Indian Office REITs Outperform Realty Sector as Demand Surges: Jefferies

Indian office REITs are thriving in 2025, driven by firm GCC hiring and increasing office space demand, according to Jefferies. Office vacancy rates have dropped, rentals are rising, and REITs outperform markets. A favourable interest rate outlook and tightening supply could further boost growth in the sector.

Indian office real estate investment trusts (REITs) have significantly outperformed both the property sector and broader markets in 2025, driven by strong demand and favourable market conditions, according to a recent report by Jefferies. The multinational investment firm attributes this success to increased hiring by Global Capability Centres (GCCs) and a stronger return-to-office trend among corporates.

Jefferies highlighted that companies are increasingly opting for REIT structures, leading to a decline in office vacancy levels by 1.5 percentage points in 2024. However, vacancy rates remain five percentage points above the 2019 lows. The report further noted that net office absorption in 2024 reached a record 50 million square feet, surpassing supply by 10%—a key indicator of rising demand.

A favourable interest rate environment also boosts REIT’s performance. “Rentals have also started rising, though barring few marquee properties…,” Jefferies observed, suggesting that while rental growth is underway, it is still selective across the market. This uptick in rental prices aligns with the overall strengthening fundamentals of office REITs.

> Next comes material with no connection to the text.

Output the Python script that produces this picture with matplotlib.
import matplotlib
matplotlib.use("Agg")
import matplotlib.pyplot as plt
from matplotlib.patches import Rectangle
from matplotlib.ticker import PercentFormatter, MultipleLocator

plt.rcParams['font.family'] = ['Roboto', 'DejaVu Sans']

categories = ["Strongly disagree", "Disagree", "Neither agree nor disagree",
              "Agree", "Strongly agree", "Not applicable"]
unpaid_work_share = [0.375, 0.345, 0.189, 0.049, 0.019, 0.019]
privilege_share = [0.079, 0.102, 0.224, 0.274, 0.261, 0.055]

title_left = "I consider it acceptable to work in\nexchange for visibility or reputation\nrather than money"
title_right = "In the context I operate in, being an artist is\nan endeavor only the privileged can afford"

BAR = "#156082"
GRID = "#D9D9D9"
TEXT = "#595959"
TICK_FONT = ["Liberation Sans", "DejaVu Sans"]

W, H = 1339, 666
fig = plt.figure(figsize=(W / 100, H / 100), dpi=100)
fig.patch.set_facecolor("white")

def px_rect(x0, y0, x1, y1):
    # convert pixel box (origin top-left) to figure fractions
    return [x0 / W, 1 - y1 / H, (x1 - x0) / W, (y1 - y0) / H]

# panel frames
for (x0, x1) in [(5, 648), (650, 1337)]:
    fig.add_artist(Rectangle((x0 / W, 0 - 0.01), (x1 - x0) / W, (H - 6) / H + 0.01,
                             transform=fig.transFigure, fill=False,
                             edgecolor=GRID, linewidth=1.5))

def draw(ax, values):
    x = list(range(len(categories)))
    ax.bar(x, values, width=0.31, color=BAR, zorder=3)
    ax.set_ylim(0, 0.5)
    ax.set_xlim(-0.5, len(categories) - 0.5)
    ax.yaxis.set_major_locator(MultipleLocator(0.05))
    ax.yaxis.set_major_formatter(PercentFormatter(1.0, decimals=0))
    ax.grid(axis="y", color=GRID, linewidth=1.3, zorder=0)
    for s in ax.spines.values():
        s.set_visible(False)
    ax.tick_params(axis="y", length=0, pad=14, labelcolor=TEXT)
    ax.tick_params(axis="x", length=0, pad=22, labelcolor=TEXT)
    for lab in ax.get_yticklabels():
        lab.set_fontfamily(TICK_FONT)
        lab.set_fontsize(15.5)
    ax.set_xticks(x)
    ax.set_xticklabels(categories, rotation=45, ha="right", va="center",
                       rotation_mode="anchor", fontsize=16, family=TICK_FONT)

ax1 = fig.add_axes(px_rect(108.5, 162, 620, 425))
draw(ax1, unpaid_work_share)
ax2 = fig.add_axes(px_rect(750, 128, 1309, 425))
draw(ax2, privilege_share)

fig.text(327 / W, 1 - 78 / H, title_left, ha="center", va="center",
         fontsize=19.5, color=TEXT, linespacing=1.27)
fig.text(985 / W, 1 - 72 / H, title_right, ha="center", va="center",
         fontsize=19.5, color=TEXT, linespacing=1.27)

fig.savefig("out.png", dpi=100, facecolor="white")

The report emphasized that Indian office REITs have outperformed the BSE Realty Index by 22-31 percentage points year-to-date in 2025, marking a turnaround following two years of underperformance, supported by a return to an 8-10% growth in distribution per unit (DPU). Despite weaker market conditions in recent months, Jefferies remains optimistic about the sector’s resilience.

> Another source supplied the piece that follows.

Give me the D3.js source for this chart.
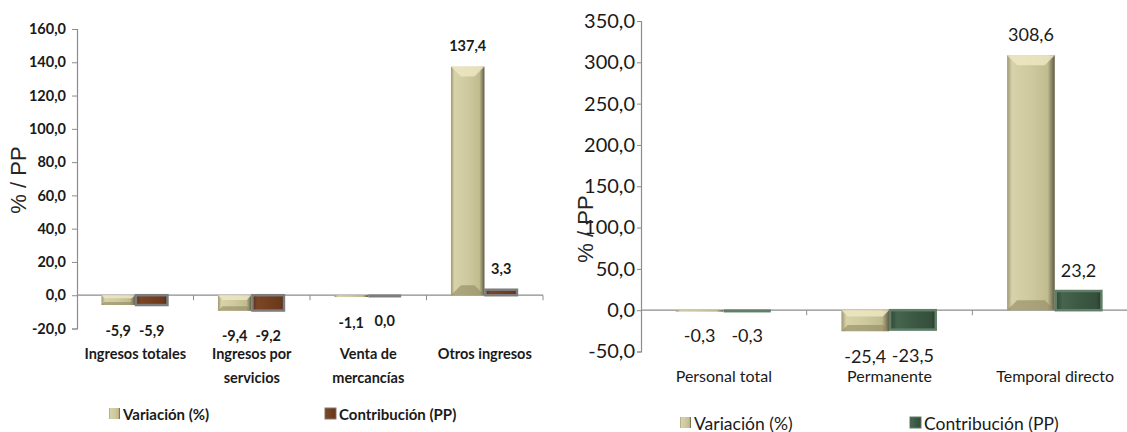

“Valuations are still at long-term average NAV (net asset value) discounts. A potential rise in office rents on tightening supply and further decline in yields could drive upside surprises, as NAVs can potentially inflect higher,” Jefferies stated. This suggests that the current market conditions could pave the way for further growth in the sector.

REITs, which own and operate income-generating real estate, continue to attract investor interest due to their ability to generate stable returns. With a strong office demand outlook, declining yields, and competitive valuations, Indian office REITs are well-positioned for continued growth in the coming months.